Is SFU a right architecture to handle about 500 at a time users?

I am trying to incorporate something like club house/twitter space/Reddit talk into my app. However, I don’t know if I should just stick with the mesh network or use SFU. I understand MCU is a bit overkill, since we are not streaming video, and don’t need any processing on the server’s end. I was wondering if anyone from here has implemented such features, and would be willing to guide. Thank you :slight_smile:

We’re doing exactly this use case using rn-webrtc and mediasoup as an SFU. It works pretty well.

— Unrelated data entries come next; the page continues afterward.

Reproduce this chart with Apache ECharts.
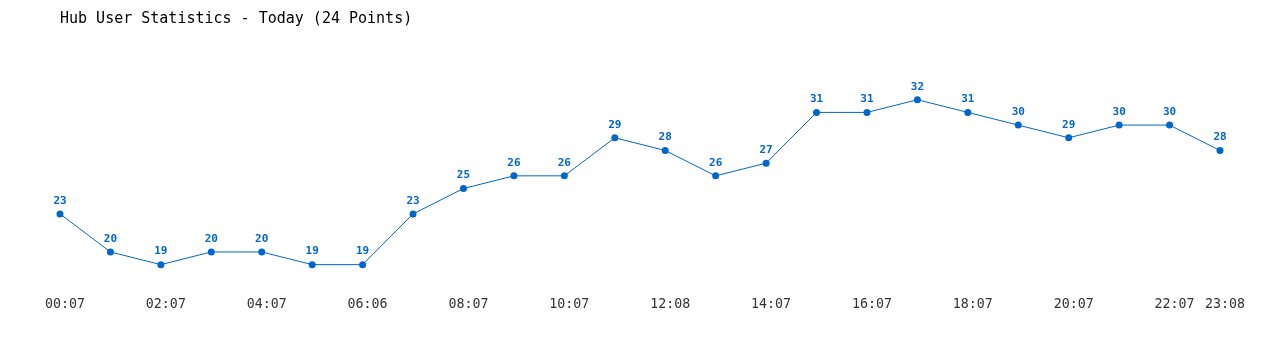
<!DOCTYPE html>
<html><head><meta charset="utf-8">
<script src="https://cdn.jsdelivr.net/npm/echarts@6/dist/echarts.min.js"></script>
<style>html,body{margin:0;padding:0;background:#fff}#c{width:1280px;height:350px}</style>
</head><body><div id="c"></div>
<script>
const titleText = "Hub User Statistics - Today (24 Points)";
const times = ["00:07","01:07","02:07","03:07","04:07","05:07","06:06","07:07","08:07","09:07","10:07","11:07","12:08","13:07","14:07","15:07","16:07","17:07","18:07","19:07","20:07","21:07","22:07","23:08"];
const users = [23,20,19,20,20,19,19,23,25,26,26,29,28,26,27,31,31,32,31,30,29,30,30,28];
const font = "DejaVu Sans Mono";
const chart = echarts.init(document.getElementById('c'), null, {renderer:'canvas'});
chart.setOption({
  animation:false,
  backgroundColor:'#fff',
  title:{text:titleText,left:55,top:7,textStyle:{fontFamily:font,fontSize:15,fontWeight:'normal',color:'#000'}},
  grid:{left:60,right:60,top:49,bottom:60},
  xAxis:{type:'category',data:times,boundaryGap:false,
    axisLine:{show:false},axisTick:{show:false},splitLine:{show:false},
    axisLabel:{interval:(i)=> i%2===0 || i===times.length-1,margin:8,padding:[0,0,0,10],fontFamily:font,fontSize:13.3,color:'#333'}},
  yAxis:{type:'value',min:17,max:36,show:false,splitLine:{show:false}},
  series:[{type:'line',data:users,symbol:'circle',symbolSize:7,
    lineStyle:{color:'#0066cc',width:1},itemStyle:{color:'#0066cc'},
    label:{show:true,position:'top',distance:4,fontFamily:font,fontSize:11,fontWeight:'bold',color:'#0066cc'}}]
});
</script></body></html>
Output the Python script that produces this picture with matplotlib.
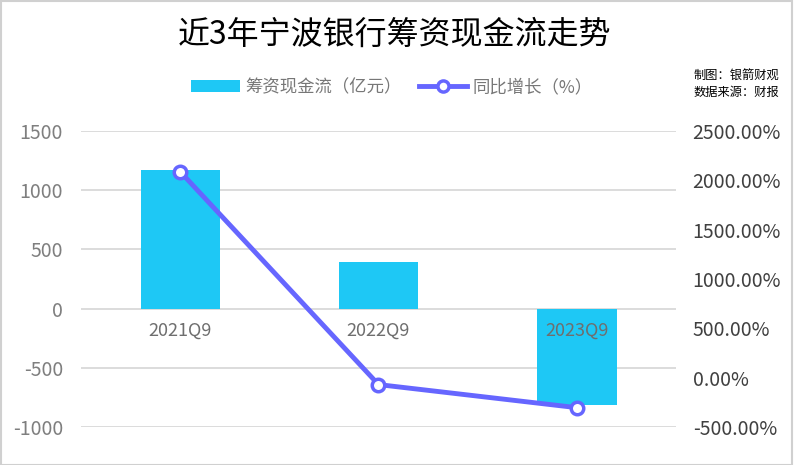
import matplotlib
matplotlib.use("Agg")
import matplotlib.pyplot as plt
from matplotlib.lines import Line2D
from matplotlib.patches import Patch
import numpy as np

plt.rcParams['font.family'] = ['Noto Sans CJK SC', 'DejaVu Sans']
plt.rcParams['axes.unicode_minus'] = False

categories = ['2021Q9', '2022Q9', '2023Q9']
cash_flow = [1168, 390, -818]          # 亿元
yoy_growth = [2088, -70, -304]         # %
left_ticks = [-1000, -500, 0, 500, 1000, 1500]
right_ticks = [-500, 0, 500, 1000, 1500, 2000, 2500]

bar_color = '#1EC8F5'
line_color = '#6666FF'

fig = plt.figure(figsize=(7.94, 4.65), dpi=100)
ax = fig.add_axes([81/794, 1-427/465, (676-81)/794, (427-131)/465])
ax2 = ax.twinx()

x = np.arange(len(categories))
ax.bar(x, cash_flow, width=0.4, color=bar_color, zorder=2)
ax.set_ylim(-1000, 1500)
ax.set_yticks(left_ticks)
ax.set_xlim(-0.5, 2.5)
ax.set_xticks([])
ax.grid(axis='y', color='#D9D9D9', linewidth=1.3, zorder=0)
ax.set_axisbelow(True)
for s in ax.spines.values():
    s.set_visible(False)
for s in ax2.spines.values():
    s.set_visible(False)
ax.tick_params(axis='y', length=0, pad=13, labelsize=14, labelcolor='#7F7F7F')

for xi, lab in zip(x, categories):
    ax.text(xi, -190, lab, ha='center', va='center', fontsize=13, color='#6E6E6E', zorder=5)

ax2.plot(x, yoy_growth, color=line_color, linewidth=3.5, marker='o', markersize=9,
         markerfacecolor='white', markeredgecolor=line_color, markeredgewidth=2.5, zorder=4)
ax2.set_ylim(-500, 2500)
ax2.set_yticks(right_ticks)
ax2.set_yticklabels([f'{v:.2f}%' for v in right_ticks])
ax2.tick_params(axis='y', length=0, pad=12, labelsize=14, labelcolor='#404040')

fig.text(395/794, 1-35/465, '近3年宁波银行筹资现金流走势', ha='center', va='center', fontsize=23, color='black')

handles = [Patch(facecolor=bar_color, edgecolor='none'),
           Line2D([0], [0], color=line_color, linewidth=3.5, marker='o', markersize=8,
                  markerfacecolor='white', markeredgecolor=line_color, markeredgewidth=2.5)]
fig.legend(handles, ['筹资现金流（亿元）', '同比增长（%）'], loc='center', bbox_to_anchor=(392/794, 1-87/465),
           ncol=2, frameon=False, fontsize=12.5, labelcolor='#777777', handlelength=2.8, handletextpad=0.3,
           columnspacing=1.0)

fig.text(779/794, 1-76/465, '制图：银箭财观', ha='right', va='center', fontsize=8.8, color='black')
fig.text(779/794, 1-92/465, '数据来源：财报', ha='right', va='center', fontsize=8.8, color='black')

border = plt.Rectangle((0.001, 0.001), 0.997, 0.996, transform=fig.transFigure, fill=False,
                       edgecolor='#D0D0D0', linewidth=1.5)
fig.patches.append(border)

fig.savefig('out.png', dpi=100)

Awesome! Thanks for validation. I was wondering how many users are your able to handle, say in case you have just one worker?

The general rule of thumb is about 500 consumers per cpu core. Note that I said, “consumers”, not “users”.

A consumer is one user consuming a media stream of another “producer”. So, a room with 500 active users is going to be 500x499 consumers. This would require over 500 CPU cores.

However, it’s kind of abnormal to have a room with 500 people all talking. In reality, most of the producers will be muted, which means the consumers won’t cost any CPU cycles.

Mediasoup is not a plug and play solution. You’ll need to write your own signaling layer, and if you want to scale to multiple CPUs, you’ll need to write the logic to pipe the streams between workers.

Mediasoup has a very active community on discourse and is very well documented. I’d recommend checking it out.

Mediasoup is written in C++, but you control it through a nodejs module. This was a big selling point for me, as I can keep my entire stack in Javascript.